The establishment of the AMIP and CMIP projects opened a new era for climate modelling, setting standards of quality control, providing organisational continuity and ensuring that results are generally reproducible. Results from AMIP have provided a number of insights into climate model behaviour (Gates et al., 1999) and quantified improved agreement between simulated and observed atmospheric properties as new versions of models are developed. In general, results of the MIPs suggest that the most problematic areas of coupled model simulations involve cloud-radiation processes, the cryosphere, the deep ocean and ocean-atmosphere interactions.

Comparing different models is not sufficient, however. Using multiple simulations from a single model (the so-called Monte Carlo, or ensemble, approach) has proved a necessary and complementary approach to assess the stochastic nature of the climate system. The first ensemble climate change simulations with global GCMs used a set of different initial and boundary conditions (Cubasch et al., 1994; Barnett, 1995). Computational constraints limited early ensembles to a relatively small number of samples (fewer than 10). These ensemble simulations clearly indicated that even with a single model a large spread in the climate projections can be obtained.
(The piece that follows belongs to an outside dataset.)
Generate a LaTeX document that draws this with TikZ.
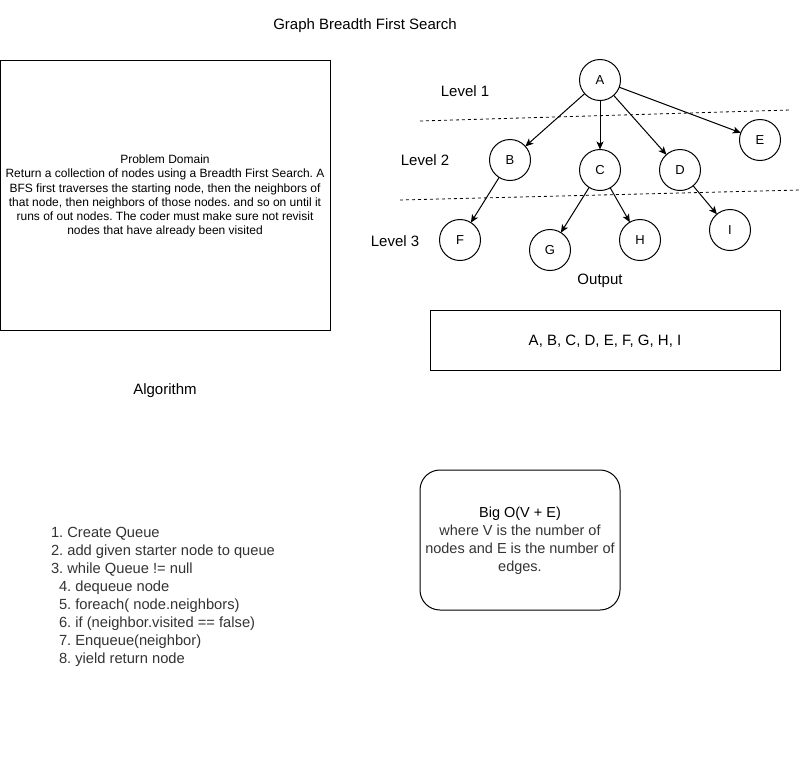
\documentclass[tikz,border=0pt]{standalone}
\usepackage{fontspec}
\setmainfont{Liberation Sans}
\usetikzlibrary{arrows.meta}
\definecolor{txtgray}{RGB}{51,51,51}
\frenchspacing
\begin{document}
\begin{tikzpicture}[x=1pt,y=-1pt,
  every node/.style={inner sep=0pt,outer sep=0pt},
  vert/.style={draw,circle,minimum size=41pt,line width=1pt,font=\fontsize{13}{15}\selectfont},
  edge/.style={line width=1pt,-{Stealth[length=8pt,width=7pt,inset=2pt]}},
  lvl/.style={font=\fontsize{15}{18}\selectfont},
  box/.style={draw,line width=1pt},
  sepline/.style={dashed,line width=0.8pt,dash pattern=on 3pt off 3pt}
]
\useasboundingbox (0,0) rectangle (802,761);
\node[font=\fontsize{15}{18}\selectfont] (title) at (365,26) {Graph Breadth First Search};

% problem domain
\node[box,minimum width=330pt,minimum height=270pt,anchor=north west] (pd) at (0,60) {};
\node[align=center,font=\fontsize{12}{14.2}\selectfont] (pdtext) at (165,196) {Problem Domain\\Return a collection of nodes using a Breadth First Search. A\\BFS first traverses the starting node, then the neighbors of\\that node, then neighbors of those nodes. and so on until it\\runs of out nodes. The coder must make sure not revisit\\nodes that have already been visited};

% graph
\node[vert] (A) at (600,80) {A};
\node[vert] (B) at (510,160) {B};
\node[vert] (C) at (600,170) {C};
\node[vert] (D) at (680,170) {D};
\node[vert] (E) at (760,140) {E};
\node[vert] (F) at (460,240) {F};
\node[vert] (G) at (550,250) {G};
\node[vert] (H) at (640,240) {H};
\node[vert] (I) at (730,230) {I};
\draw[edge] (A) -- (B);
\draw[edge] (A) -- (C);
\draw[edge] (A) -- (D);
\draw[edge] (A) -- (E);
\draw[edge] (B) -- (F);
\draw[edge] (C) -- (G);
\draw[edge] (C) -- (H);
\draw[edge] (D) -- (I);

\coordinate (s1a) at (420,121);
\coordinate (s1b) at (790,110);
\coordinate (s2a) at (400,200);
\coordinate (s2b) at (800,190);
\draw[sepline] (s1a) -- (s1b);
\draw[sepline] (s2a) -- (s2b);

\node[lvl] (l1) at (465,91) {Level 1};
\node[lvl] (l2) at (425,160) {Level 2};
\node[lvl] (l3) at (395,241) {Level 3};

% output
\node[lvl] (outlbl) at (600,281) {Output};
\node[box,minimum width=350pt,minimum height=60pt,anchor=north west] (out) at (430,310) {};
\node[lvl] (outtext) at (605,341) {A, B, C, D, E, F, G, H, I};

% algorithm
\node[lvl] (alglbl) at (165,391) {Algorithm};
\node[align=left,anchor=north west,text=txtgray,font=\fontsize{14.7}{18}\selectfont] (alg) at (51,527) {1. Create Queue\\2. add given starter node to queue\\3. while Queue != null\\\hspace*{8pt}4. dequeue node\\\hspace*{8pt}5. foreach( node.neighbors)\\\hspace*{8pt}6. if (neighbor.visited == false)\\\hspace*{8pt}7. Enqueue(neighbor)\\\hspace*{8pt}8. yield return node};

% big O
\node[box,rounded corners=20pt,minimum width=200pt,minimum height=140pt,anchor=north west] (bigo) at (420,470) {};
\node[align=center,text=txtgray,font=\fontsize{14.5}{18}\selectfont] (bigotext) at (520,541) {\textcolor{black}{Big O(V + E)}\\where V is the number of\\nodes and E is the number of\\edges.};
\end{tikzpicture}
\end{document}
Intercomparison of existing models and ensemble model studies (i.e., those involving many integrations of the same model) are still undergoing rapid development. Running ensembles was essentially impossible until recent advances in computer power occurred, as these systematic comprehensive climate model studies are exceptionally demanding on computer resources. Their progress has marked the evolution from the FAR to the TAR, and is likely to continue in the years to come.